Однако Москва, не исключая самого худшего варианта развития событий, предпринимала все те необходимые меры, которые считала неотложными. Еще 16 августа ПБ утвердило состав научно-технического совета Специального комитета при СМ СССР для ускорения создания новейшей ракетной системы ПВО «Беркут». 8 сентября, ради предельно возможной координации усилий экономики всего восточного блока, Микояна утвердили представителем СССР в СЭВе, фактически — главой этой организации. 25 сентября тому же Микояну поручили, совместно с министром путей сообщения Вещевым и заместителем министра иностранных дел Громыко, «в суточный срок» представить в ПБ предложения о строительстве железной дороги от советской границы до станции Маньчжурия, призванной создать дополнительную линию доставки необходимого КНР и КНДР вооружения, топлива, продовольствия. Наконец, 24 октября, в разгар успешного американского наступления, ПБ приняло самое серьезное, рассчитанное на крайнюю ситуацию, постановление — «О сохранении и создании мобилизационных мощностей по производству военной техники»[721]. И только в ноябре узкое руководство сочло должным, своевременным прямо вступить в конфликт, правда, сохраняя это в строжайшей тайне. Выделило для защиты КНДР с воздуха «корпус Лобова», как он именовался в протоколах ПБ — 64-й истребительный авиационный корпус советских ВВС[722].

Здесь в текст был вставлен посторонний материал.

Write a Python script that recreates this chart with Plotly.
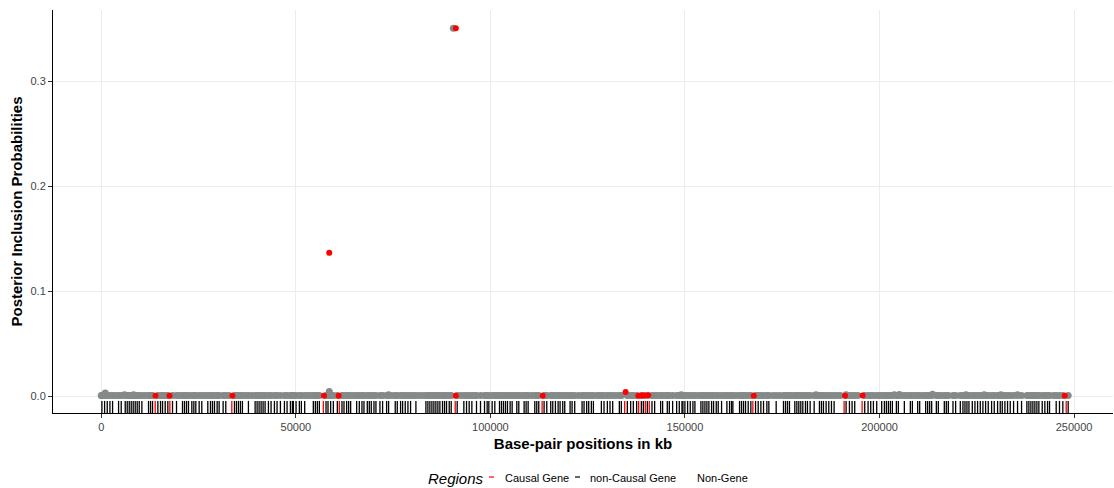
import plotly.graph_objects as go

# ---- gene positions (kb) drawn as a rug along the bottom of the panel ----
noncausal_gene_kb = [
    170, 860, 1540, 2230, 2910, 4450, 5130, 6160, 6670, 7190, 7700, 8210, 8730, 9240, 9760,
    10440, 12150, 12670, 13180, 14550, 15230, 15750, 16430, 17110, 18310, 19340, 20880, 21390,
    21910, 22420, 23280, 23790, 24300, 25160, 25840, 27380, 28070, 28580, 29100, 29780, 30290,
    31320, 32000, 34230, 34740, 35260, 35770, 36280, 37820, 39540, 40050, 40560, 41080, 41590,
    42100, 42960, 43640, 44500, 45180, 46040, 47070, 47750, 48610, 49120,
    49370, 50060, 50910, 51430, 52280, 54500, 55020, 55530, 56050, 57760, 58270, 58950, 59640,
    60670, 61860, 62380, 63060, 63580, 64090, 65630, 66310, 67000, 67510, 68370, 68880, 69390,
    70080, 70590, 71620, 72300, 73330, 73840, 75550, 76070, 76920, 77440, 78120, 78810, 79490,
    80860, 83430, 83940, 84450, 84970, 85480, 85990, 86510, 87020, 87700, 88220, 88730, 89420,
    89930, 91470, 93180, 93870, 94550, 95240, 96430, 97460, 98490, 99170,
    99600, 100450, 101140, 102340, 102850, 103360, 103880, 104390, 105070, 105590, 106790,
    107300, 108670, 109180, 109700, 111410, 111920, 112430, 113800, 114490, 115510, 116030,
    116710, 117400, 117910, 118590, 119110, 120480, 120990, 121670, 123560, 124070, 124750,
    125270, 125950, 126470, 128520, 129200, 130060, 130740, 131430, 133140, 133650, 135190,
    136050, 136730, 137590, 138790, 139300, 140330, 141530, 142210, 143750, 144260, 145460,
    145980, 146830, 147860, 148540, 149230,
    149480, 149990, 150680, 151360, 152050, 152560, 154100, 154610, 155130, 155640, 156150,
    156840, 157350, 158040, 158550, 159410, 160780, 161460, 161970, 162320, 164030, 164540,
    165050, 165570, 166250, 166940, 168140, 168820, 169510, 170190, 171050, 171560, 173440,
    175320, 175840, 176350, 176860, 178230, 178750, 179260, 179770, 180290, 180970, 181480,
    182170, 183200, 184560, 185080, 185590, 186280, 186960, 187650, 188330, 191410, 192270,
    192950, 193630, 196200, 197060, 197740, 198430, 199280,
    200560, 201250, 201760, 202280, 202790, 203300, 204330, 204840, 206380, 207920, 208440,
    209810, 210320, 211860, 212370, 212890, 213400, 214600, 215110, 216650, 217160, 217680,
    218880, 219560, 220760, 221440, 221960, 222470, 222980, 223840, 224520, 225200, 225890,
    226570, 227260, 227940, 228800, 229480, 230340, 231020, 231540, 232220, 232900, 233590,
    234450, 235470, 236500, 237870, 238380, 238900, 239410, 239920, 240440, 240950, 241810,
    242490, 243180, 243690, 245400, 246250, 247110, 248480,
]
causal_gene_kb = [13860, 17630, 33550, 57070, 61180, 90960, 113290, 134510, 138100,
                  139810, 140840, 167450, 190900, 195520, 247970]

# ---- SNPs outside genes (kb), near-zero inclusion probability ----
intergenic_snp_kb = [
    0, 500, 3680, 11260, 20120, 26600, 32790, 37060, 38650, 53100, 53800, 64820, 74700,
    80190, 81700, 82600, 92340, 95900, 101700, 106190, 107990, 110580, 119820, 122670,
    127400, 128000, 132270, 142970, 145010, 153380, 160090, 163150, 172580, 174330, 177500,
    183920, 189160, 189920, 194440, 199920, 205620, 207170, 209190, 211110, 215840, 244740,
]
background_pip = 0.0005

# ---- non-causal SNPs with visibly raised PIP ----
raised_snp_kb = [1030, 5980, 8290, 58600, 73840, 90476, 149050, 183700, 191400, 203800,
                 205100, 213630, 222200, 226900, 231200, 235450]
raised_snp_pip = [0.003, 0.0012, 0.0012, 0.0042, 0.0012, 0.351, 0.0012, 0.0012, 0.0012,
                  0.0012, 0.0015, 0.0016, 0.0013, 0.0013, 0.0013, 0.0012]

# ---- SNPs in causal genes ----
causal_snp_kb = [13937, 17530, 33700, 57237, 58597, 61010, 91118, 91118, 113448, 134750,
                 138010, 138858, 139628, 140577, 167684, 191140, 195657, 247604]
causal_snp_pip = [0.0003, 0.0003, 0.0003, 0.0003, 0.1366, 0.0003, 0.351, 0.0003, 0.0003,
                  0.0038, 0.0003, 0.0004, 0.0005, 0.0008, 0.0003, 0.0003, 0.0004, 0.0003]

x_ticks = [0, 50000, 100000, 150000, 200000, 250000]
y_ticks = [0.0, 0.1, 0.2, 0.3]

legend_title = "Regions"
legend_names = ["Causal Gene", "non-Causal Gene", "Non-Gene"]

GREY = "#848a87"
RED = "#ff0000"
FONT = "Liberation Sans, Arial, sans-serif"
W, H = 1114, 488
ML, MR, MT, MB = 53, 1, 10, 75


def rug_xy(positions, length=0.03):
    xs, ys = [], []
    for p in positions:
        xs += [p, p, None]
        ys += [0, length, None]
    return xs, ys


def px_x(px):
    return (px - ML) / (W - ML - MR)


def px_y(py):
    return (H - MB - py) / (H - MB - MT)


other_x = noncausal_gene_kb + intergenic_snp_kb
other_y = [background_pip] * len(other_x)

fig = go.Figure()

fig.add_trace(go.Scatter(
    x=other_x + raised_snp_kb, y=other_y + raised_snp_pip, mode="markers",
    marker=dict(color=GREY, size=7, line=dict(width=0)),
    showlegend=False, hoverinfo="skip",
))
fig.add_trace(go.Scatter(
    x=causal_snp_kb, y=causal_snp_pip, mode="markers",
    marker=dict(color=RED, size=6, line=dict(width=0)),
    showlegend=False, hoverinfo="skip",
))

rx, ry = rug_xy(noncausal_gene_kb)
fig.add_trace(go.Scatter(x=rx, y=ry, mode="lines", yaxis="y2",
                         line=dict(color="black", width=1.3), showlegend=False, hoverinfo="skip"))
rx, ry = rug_xy(causal_gene_kb)
fig.add_trace(go.Scatter(x=rx, y=ry, mode="lines", yaxis="y2",
                         line=dict(color=RED, width=1.3), showlegend=False, hoverinfo="skip"))

# legend row below the plot: title, then a short key dash before each label
legend_y = px_y(478)
annotations = [dict(
    text=f"<i>{legend_title}</i>", x=px_x(426), y=legend_y, xref="paper", yref="paper",
    xanchor="left", yanchor="middle", showarrow=False, font=dict(size=15, color="black"),
)]
shapes = []
key_specs = [(489, 503, RED), (575, 588, "black"), (682, 695, "white")]
for name, (dash_px, text_px, col) in zip(legend_names, key_specs):
    shapes.append(dict(type="line", xref="paper", yref="paper",
                       x0=px_x(dash_px), x1=px_x(dash_px + 5), y0=px_y(477), y1=px_y(477),
                       line=dict(color=col, width=1.2)))
    annotations.append(dict(
        text=name, x=px_x(text_px), y=legend_y, xref="paper", yref="paper",
        xanchor="left", yanchor="middle", showarrow=False, font=dict(size=11, color="black"),
    ))

fig.update_layout(
    width=W, height=H,
    margin=dict(l=ML, r=MR, t=MT, b=MB, autoexpand=False),
    paper_bgcolor="white", plot_bgcolor="white",
    font=dict(family=FONT, color="black"),
    showlegend=False,
    xaxis=dict(
        range=[-12400, 260000], tickvals=x_ticks, ticktext=[str(v) for v in x_ticks],
        showgrid=True, gridcolor="#ececec", gridwidth=1, zeroline=False,
        showline=True, linecolor="black", linewidth=1,
        ticks="outside", ticklen=4, tickcolor="#333333",
        tickfont=dict(size=11, color="#444444"),
        title=dict(text="<b>Base-pair positions in kb</b>", font=dict(size=15), standoff=6),
    ),
    yaxis=dict(
        range=[-0.0162, 0.3683], tickvals=y_ticks, ticktext=[f"{v:.1f}" for v in y_ticks],
        showgrid=True, gridcolor="#ececec", gridwidth=1, zeroline=False,
        showline=True, linecolor="black", linewidth=1,
        ticks="outside", ticklen=4, tickcolor="#333333",
        tickfont=dict(size=11, color="#444444"),
        title=dict(text="<b>Posterior Inclusion Probabilities</b>", font=dict(size=15), standoff=4),
    ),
    yaxis2=dict(range=[0, 1], overlaying="y", visible=False, fixedrange=True),
    annotations=annotations,
    shapes=shapes,
)

fig.write_html("out.html")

И все же Москва еще так и не смогла определиться. Не избрала окончательной линии поведения: сделать ли ставку на мирное разрешение конфликта или идти в конфронтации до конца. Конца логического, завершающегося третьей мировой войной. Причина же столь необычно длительного поиска решения, затянувшегося на более чем четыре месяца, объяснялась событием, ставшим самой важной государственной тайной СССР. Очередной тяжкой болезнью, обрушившейся на Сталина. Заболеванием, вынудившим его отойти на четыре с половиной месяца, со 2 августа по 21 декабря, от участия в работе узкого руководства. От принятия каких-либо решений, даже от высказываний по самым важным, принципиальным вопросам внешней и внутренней политики. Отойти от руководства страной в тот самый момент, когда мир оказался на грани ядерной войны.